A fictional movie about climate change greatly exaggerated the science, but the ploy didn't work, society wasn't scared by special effects into doing the right thing.
A documentary movie about climate change used reason and data charts, to much acclaim but for little result. The truth of climate change is still inconvenient.
What a movie about climate change has not tried is reverse psychology, which just might do the job, not on believers but on the deniers.
Here's the formula: 1) Choose which audience you want to scare; 2) Appeal to the fear they hold most dear.
The people who understand that climate change is real—that the disappearance of summer arctic ice, the acidification of the oceans and the release of methane from melting permafrost are all world class catastrophes—these rational, informed people are not the audience a fictional movie should address. They are plenty scared already, for good reason.
By contrast, the smug confidence of climate deniers will never be shaken by the evidence and logic of a careful documentary. Nor will a fictional movie ever make them feel afraid of an actual threat.
No, conservative climate deniers would much rather be afraid of things that don't exist, and they reveal these considerable fears in their attacks on climate science. That vulnerability, the conservative bubble of delusionary paranoia, should be the target of a climate change movie.
Deniers say they are afraid that the scientific community is joined in a conspiracy so vast that all the mounting evidence from field expeditions, satellite monitoring and direct measurements are completely confabulated, a lie breathtaking in scope being perpetrated by the smartest people in society. There's plot point number 1.
Deniers say they are afraid that liberals wish to use climate change as an excuse to expand government power into every aspect of our lives, controlling our behavior and restricting our marketplace freedoms. There's plot point number 2.
So, here's the story premise that exploits these fears:
Conservative opposition successfully forstalls effective action on climate change when a seemingly liberal senator flips his position on the issue and joins them, mouthing the rhetoric of plot points 1 and 2.

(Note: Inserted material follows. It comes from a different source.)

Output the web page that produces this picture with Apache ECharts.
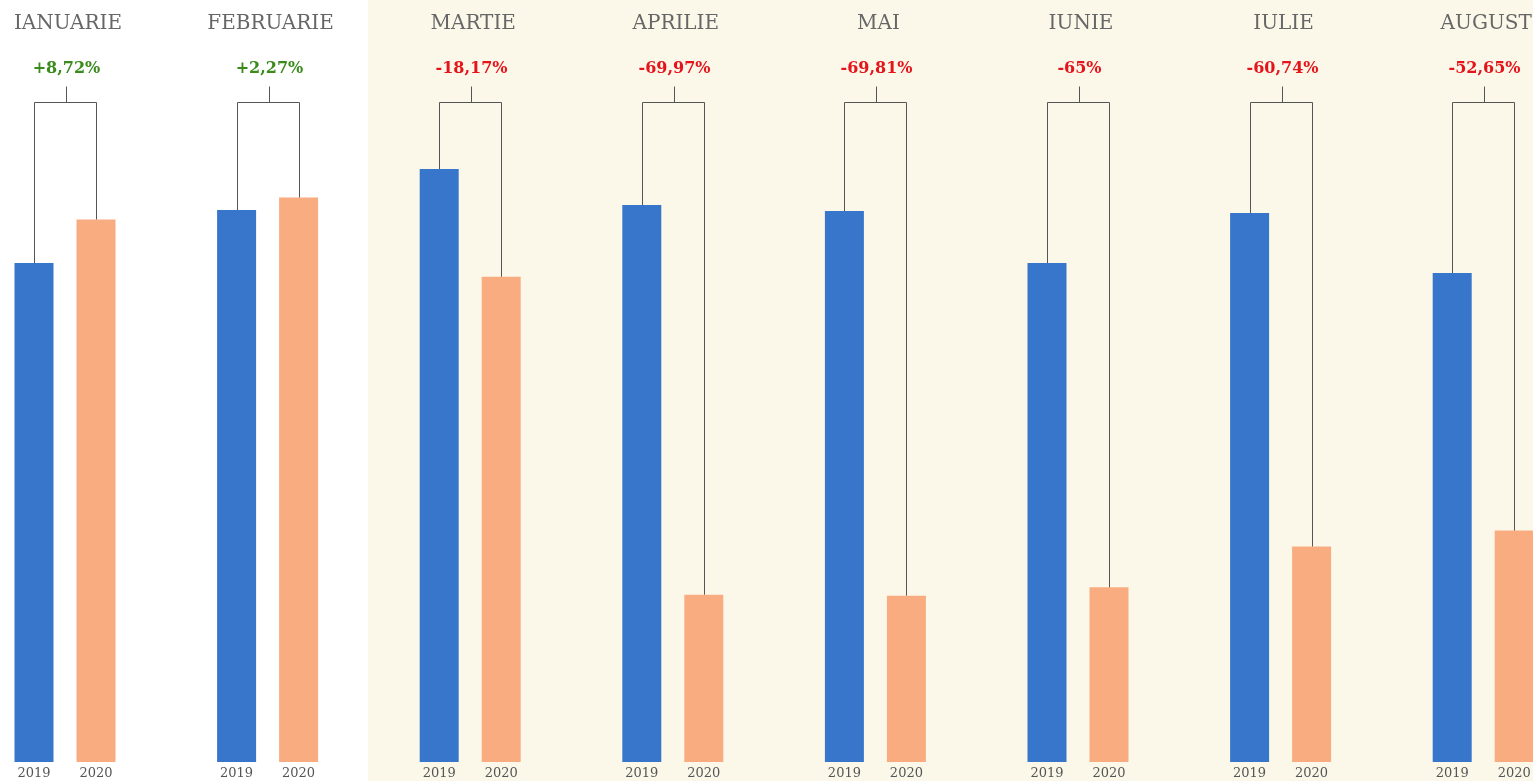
<!DOCTYPE html>
<html>
<head>
<meta charset="utf-8">
<script src="https://cdn.jsdelivr.net/npm/echarts@6/dist/echarts.min.js"></script>
<style>
  html, body { margin: 0; padding: 0; background: #ffffff; }
  #chart { width: 1533px; height: 781px; }
</style>
</head>
<body>
<div id="chart"></div>
<script>
// Monthly comparison, 2019 vs 2020
const luni = ['IANUARIE', 'FEBRUARIE', 'MARTIE', 'APRILIE', 'MAI', 'IUNIE', 'IULIE', 'AUGUST'];
const ani = ['2019', '2020'];
const valori2019 = [499, 552, 593, 557, 551, 499, 549, 489];
const valori2020 = [542.5, 564.5, 485.3, 167.3, 166.3, 174.7, 215.5, 231.5];
const variatii = ['+8,72%', '+2,27%', '-18,17%', '-69,97%', '-69,81%', '-65%', '-60,74%', '-52,65%'];

const COL_2019 = '#3876cc';
const COL_2020 = '#f8ac80';
const VERDE = '#3a8a1c';
const ROSU = '#e5141b';
const LINIE = '#555555';

const PAS = 202.6;      // horizontal step between month groups
const LATIME = 124;     // width of a month group's grid
const STANGA = 3;
const SUS = 62;
const JOS = 19;
const MAX_Y = 700;
const NIVEL_ACOLADA = 660;  // value level of the bracket joining the two bars

const chart = echarts.init(document.getElementById('chart'));

const grids = [], xAxes = [], yAxes = [], series = [], titles = [];

luni.forEach((luna, i) => {
  const left = STANGA + PAS * i;
  grids.push({ left: left, width: LATIME, top: SUS, bottom: JOS, outerBoundsMode: 'none', containLabel: false });
  xAxes.push({
    type: 'category', gridIndex: i, data: ani,
    axisLine: { show: false }, axisTick: { show: false },
    axisLabel: { color: '#555', fontSize: 13, margin: 5, fontFamily: 'DejaVu Serif' }
  });
  yAxes.push({
    type: 'value', gridIndex: i, min: 0, max: MAX_Y,
    show: false, splitLine: { show: false }
  });
  titles.push({
    text: luna,
    left: left + LATIME / 2 - 2, top: 9, textAlign: 'center',
    textStyle: { color: '#666', fontSize: 20, fontWeight: 'normal', fontFamily: 'DejaVu Serif' }
  });
  series.push({
    type: 'bar', xAxisIndex: i, yAxisIndex: i, barWidth: 39, barGap: '0%',
    data: [
      { value: valori2019[i], itemStyle: { color: COL_2019 } },
      { value: valori2020[i], itemStyle: { color: COL_2020 } }
    ],
    silent: true
  });
  series.push({
    type: 'custom', xAxisIndex: i, yAxisIndex: i, z: 3, silent: true,
    data: [[valori2019[i], valori2020[i], i]],
    renderItem: function (params, api) {
      const a = api.coord([0, api.value(0)]);
      const b = api.coord([1, api.value(1)]);
      const yb = Math.round(api.coord([0, NIVEL_ACOLADA])[1]) + 0.5;
      const xa = Math.round(a[0]) + 0.5, xb = Math.round(b[0]) + 0.5;
      const xm = Math.round((xa + xb) / 2) + 0.5;
      const idx = api.value(2);
      const txt = variatii[idx];
      return {
        type: 'group',
        children: [
          { type: 'polyline', shape: { points: [[xa, a[1]], [xa, yb], [xb, yb], [xb, b[1]]] },
            style: { stroke: LINIE, lineWidth: 1, fill: null } },
          { type: 'line', shape: { x1: xm, y1: yb, x2: xm, y2: yb - 16 },
            style: { stroke: LINIE, lineWidth: 1 } },
          { type: 'text', x: xm, y: yb - 34,
            style: { text: txt, fill: txt.charAt(0) === '+' ? VERDE : ROSU,
              font: 'bold 16px "DejaVu Serif"', align: 'center', verticalAlign: 'middle' } }
        ]
      };
    }
  });
});

chart.setOption({
  animation: false,
  backgroundColor: '#ffffff',
  graphic: [{
    type: 'rect', z: -10, silent: true,
    shape: { x: 368, y: 0, width: 1533 - 368, height: 781 },
    style: { fill: '#fcf8e9' }
  }],
  title: titles,
  grid: grids,
  xAxis: xAxes,
  yAxis: yAxes,
  series: series
});
</script>
</body>
</html>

Soon, major disaster strikes. Frozen methane deposits in the deep ocean suddenly belch immense quantities of the gas into the atmosphere. The Ross Ice Shelf breaks up, thus making way for rapid glacier movement from the Antarctic highlands into the ocean, raising sea levels dramatically. Ocean acidification wipes out entire food chains, devastating global fisheries. Major ocean current circulation systems simply shut down, radically altering local climates.
The once liberal senator now running for president suddenly flips again. He says these catastrophes can all be blamed on the conservative climate deniers, and that the nation needs to punish them for betraying the national interest.

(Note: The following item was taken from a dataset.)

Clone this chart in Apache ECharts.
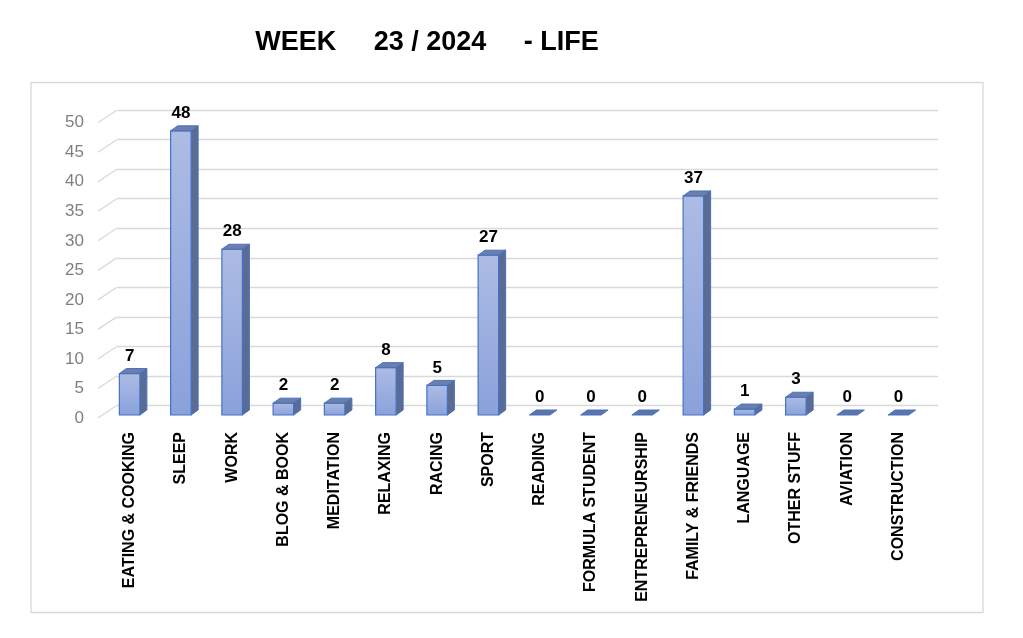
<!DOCTYPE html>
<html>
<head>
<meta charset="utf-8">
<script src="https://cdn.jsdelivr.net/npm/echarts@6/dist/echarts.min.js"></script>
<style>
  html, body { margin: 0; padding: 0; background: #ffffff; }
  #chart { width: 1023px; height: 638px; }
</style>
</head>
<body>
<div id="chart"></div>
<script>
const titleText = 'WEEK     23 / 2024     - LIFE';
const categories = [
  'EATING & COOKING', 'SLEEP', 'WORK', 'BLOG & BOOK', 'MEDITATION', 'RELAXING',
  'RACING', 'SPORT', 'READING', 'FORMULA STUDENT', 'ENTREPRENEURSHIP',
  'FAMILY & FRIENDS', 'LANGUAGE', 'OTHER STUFF', 'AVIATION', 'CONSTRUCTION'
];
const hours = [7, 48, 28, 2, 2, 8, 5, 27, 0, 0, 0, 37, 1, 3, 0, 0];
const yTickValues = [0, 5, 10, 15, 20, 25, 30, 35, 40, 45, 50];

const FONT = '"Liberation Sans", Arial, sans-serif';
const DX = 7, DY = -5;          // bar depth offset (px)
const GDX = 18.7, GDY = -12.5;  // wall depth offset (px)

const chart = echarts.init(document.getElementById('chart'), null, { renderer: 'canvas' });

function renderBar(params, api) {
  const idx = api.value(0);
  const v = api.value(1);
  const base = api.coord([idx, 0]);
  const top = api.coord([idx, v]);
  const w = api.size([1, 0])[0] * 0.4;
  const x0 = base[0] - w / 2, x1 = base[0] + w / 2;
  const yb = base[1], yt = top[1];
  const stroke = '#4472c4';
  const children = [];
  if (yb - yt > 0.5) {
    children.push({
      type: 'polygon',
      shape: { points: [[x1, yb], [x1 + DX, yb + DY], [x1 + DX, yt + DY], [x1, yt]] },
      style: { fill: '#5b6b92', stroke: stroke, lineWidth: 1 }
    });
    children.push({
      type: 'rect',
      shape: { x: x0, y: yt, width: w, height: yb - yt },
      style: {
        fill: new echarts.graphic.LinearGradient(0, 0, 0, 1, [
          { offset: 0, color: '#adbce4' },
          { offset: 1, color: '#8aa1db' }
        ]),
        stroke: stroke, lineWidth: 1.2
      }
    });
  }
  children.push({
    type: 'polygon',
    shape: { points: [[x0, yt], [x1, yt], [x1 + DX, yt + DY], [x0 + DX, yt + DY]] },
    style: { fill: yb - yt > 0.5 ? '#6c7ea9' : '#5f74a6', stroke: stroke, lineWidth: 1 }
  });
  children.push({
    type: 'text',
    style: {
      text: String(v),
      x: base[0],
      y: yt + DY - 4,
      align: 'center',
      verticalAlign: 'bottom',
      fontFamily: FONT,
      fontWeight: 'bold',
      fontSize: 17,
      fill: '#000000'
    }
  });
  return { type: 'group', children: children };
}

function renderDiag(params, api) {
  const p = api.coord([0, api.value(1)]);
  return {
    type: 'line',
    shape: { x1: p[0], y1: p[1], x2: p[0] + GDX, y2: p[1] + GDY },
    style: { stroke: '#d9d9d9', lineWidth: 1.3 }
  };
}

const option = {
  backgroundColor: '#ffffff',
  animation: false,
  title: {
    text: titleText,
    left: 422,
    textAlign: 'center',
    top: 22,
    textStyle: { fontFamily: FONT, fontWeight: 'bold', fontSize: 27, color: '#000000', lineHeight: 32 }
  },
  graphic: [{
    type: 'rect',
    shape: { x: 31, y: 82.5, width: 952, height: 530 },
    style: { fill: 'none', stroke: '#d9d9d9', lineWidth: 1.3 },
    silent: true, z: -1
  }],
  grid: [
    { left: 104, right: 99, top: 119, bottom: 223 },
    { left: 117, right: 85, top: 110, bottom: 232.3 },
    { left: 98, right: 85, top: 122.7, bottom: 220 }
  ],
  xAxis: [
    {
      type: 'category', gridIndex: 0, data: categories,
      axisLine: { show: false }, axisTick: { show: false },
      axisLabel: {
        interval: 0, rotate: 90, margin: 17,
        fontFamily: FONT, fontWeight: 'bold', fontSize: 16, color: '#000000'
      }
    },
    { type: 'value', gridIndex: 1, show: false, min: 0, max: 1 },
    { type: 'value', gridIndex: 2, show: false, min: 0, max: 1 }
  ],
  yAxis: [
    { type: 'value', gridIndex: 0, min: 0, max: 50, interval: 5, show: false },
    {
      type: 'value', gridIndex: 1, min: 0, max: 50, interval: 5,
      axisLine: { show: false }, axisTick: { show: false }, axisLabel: { show: false },
      splitLine: { show: true, lineStyle: { color: '#d9d9d9', width: 1.3 } }
    },
    {
      type: 'value', gridIndex: 2, min: 0, max: 50, interval: 5,
      axisLine: { show: false }, axisTick: { show: false }, splitLine: { show: false },
      axisLabel: { margin: 14, padding: [5, 0, 0, 0], fontFamily: FONT, fontSize: 17, color: '#7f7f7f' }
    }
  ],
  series: [
    {
      type: 'custom', name: 'wall', xAxisIndex: 2, yAxisIndex: 2,
      renderItem: renderDiag, data: yTickValues.map(t => [0, t]), silent: true, z: 1
    },
    {
      type: 'custom', name: 'Hours', xAxisIndex: 0, yAxisIndex: 0,
      renderItem: renderBar, clip: false, z: 3,
      data: hours.map((v, i) => [i, v])
    }
  ]
};
chart.setOption(option);
</script>
</body>
</html>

As conservatives see their most treasured fear coming true, they realize they've been tricked into serving as scapegoats. The liberal senator was setting them up to take the fall. Climate change was never in doubt and the denial enablers would most certainly be blamed for making it worse.
The conservatives, from religious right to neocon, realize too late that they were on the wrong side of an issue that should have been theirs. They could have used climate change as an excuse for asserting global power aggressively to suit American business interests. They could have justified in the name of saving God's Creation, the conquest of all other nations.

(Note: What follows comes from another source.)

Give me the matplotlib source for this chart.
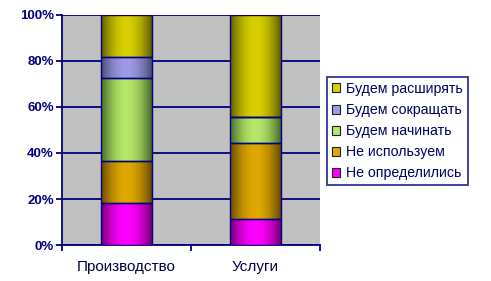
import numpy as np
import matplotlib.pyplot as plt
from matplotlib.colors import to_rgb
from matplotlib.patches import Patch
from matplotlib.ticker import FuncFormatter

plt.rcParams['font.family'] = ['Liberation Sans', 'DejaVu Sans']

categories = ["Производство", "Услуги"]
series = ["Не определились", "Не используем", "Будем начинать", "Будем сокращать", "Будем расширять"]
# shares in percent, bottom to top
undecided = [18.2, 11.1]
not_using = [18.2, 33.3]
will_start = [36.4, 11.1]
will_reduce = [9.1, 0.0]
will_expand = [18.1, 44.5]
values = [undecided, not_using, will_start, will_reduce, will_expand]

light = ["#FF00FF", "#E0A800", "#B4E86A", "#9C9CE8", "#D8D000"]
dark = ["#700070", "#664800", "#466828", "#4A4A72", "#605A00"]

navy = "#000080"

fig = plt.figure(figsize=(4.91, 2.81), dpi=100)
ax = fig.add_axes([62 / 491, 1 - 245 / 281, 258 / 491, 230 / 281])
ax.set_facecolor("#C0C0C0")

x = np.arange(len(categories))
width = 0.39
bottom = np.zeros(len(categories))

t = np.linspace(0, 1, 64)
shade = np.sin(np.pi * t) ** 0.9

for vals, lc, dc in zip(values, light, dark):
    bars = ax.bar(x, vals, width, bottom=bottom, facecolor="none",
                  edgecolor=navy, linewidth=1.0, zorder=4)
    lc_rgb = np.array(to_rgb(lc))
    dc_rgb = np.array(to_rgb(dc))
    grad = dc_rgb[None, :] + (lc_rgb - dc_rgb)[None, :] * shade[:, None]
    img = grad[None, :, :]
    for b in bars:
        if b.get_height() <= 0:
            continue
        bx, by = b.get_x(), b.get_y()
        im = ax.imshow(img, extent=(bx, bx + b.get_width(), by, by + b.get_height()),
                       aspect="auto", zorder=3, interpolation="bilinear")
        im.set_clip_path(b)
    bottom += np.array(vals)

ax.set_xlim(-0.5, 1.5)
ax.set_ylim(0, 100)

ax.set_yticks([0, 20, 40, 60, 80, 100])
ax.yaxis.set_major_formatter(FuncFormatter(lambda v, p: f"{v:.0f}%"))
ax.grid(axis="y", color=navy, linewidth=1.3, zorder=1)
ax.set_axisbelow(True)

ax.set_xticks([-0.5, 0.5, 1.5])
ax.set_xticklabels([])
ax.set_xticks(x, minor=True)
ax.set_xticklabels(categories, minor=True)
ax.tick_params(axis="x", which="major", length=4, width=1.3, color=navy, direction="out")
ax.tick_params(axis="x", which="minor", length=0, pad=11, labelsize=11, labelcolor="#000040")
ax.tick_params(axis="y", length=4, width=1.3, color=navy, direction="out",
               labelsize=9.5, labelcolor=navy, pad=2)
for lbl in ax.get_yticklabels():
    lbl.set_fontweight("bold")

for s in ["top", "right"]:
    ax.spines[s].set_visible(False)
for s in ["left", "bottom"]:
    ax.spines[s].set_color(navy)
    ax.spines[s].set_linewidth(1.3)

handles = [Patch(facecolor=lc, edgecolor="#202020", linewidth=0.8) for lc in light]
leg = fig.legend(handles[::-1], series[::-1], loc="upper left",
                 bbox_to_anchor=(327 / 491, 1 - 77 / 281), frameon=True, fancybox=False,
                 edgecolor=navy, handlelength=0.55, handleheight=0.6, handletextpad=0.45,
                 labelspacing=0.5, borderpad=0.35, prop={"size": 10.2},
                 labelcolor="#000060", borderaxespad=0)
leg.get_frame().set_linewidth(1.3)

fig.savefig("out.png", dpi=100)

They witness a liberal president living out the conservative wet dream, preaching and implementing the gospel of green imperialism, and realize their own traditional strong hand has been taken away from them, even as they face trials for treason and calls for the death penalty.
Yes, a terribly paranoid scenario, in which climate change plays a secondary part. What conservatives fear most is their oppression by liberal policies, and their foolish opposition to dealing with climate change dooms them to that very fate.
If a movie about climate change wasn't really about climate change, it was about the conservative fear of liberal power reinforced by climate change consequences, then conservatives might start thinking about doing the right thing, albeit for the wrong reason.
Reverse psychology doesn't try to make people afraid, it leverages the fear that already exists by showing how people can bring their own worst nightmares upon themselves.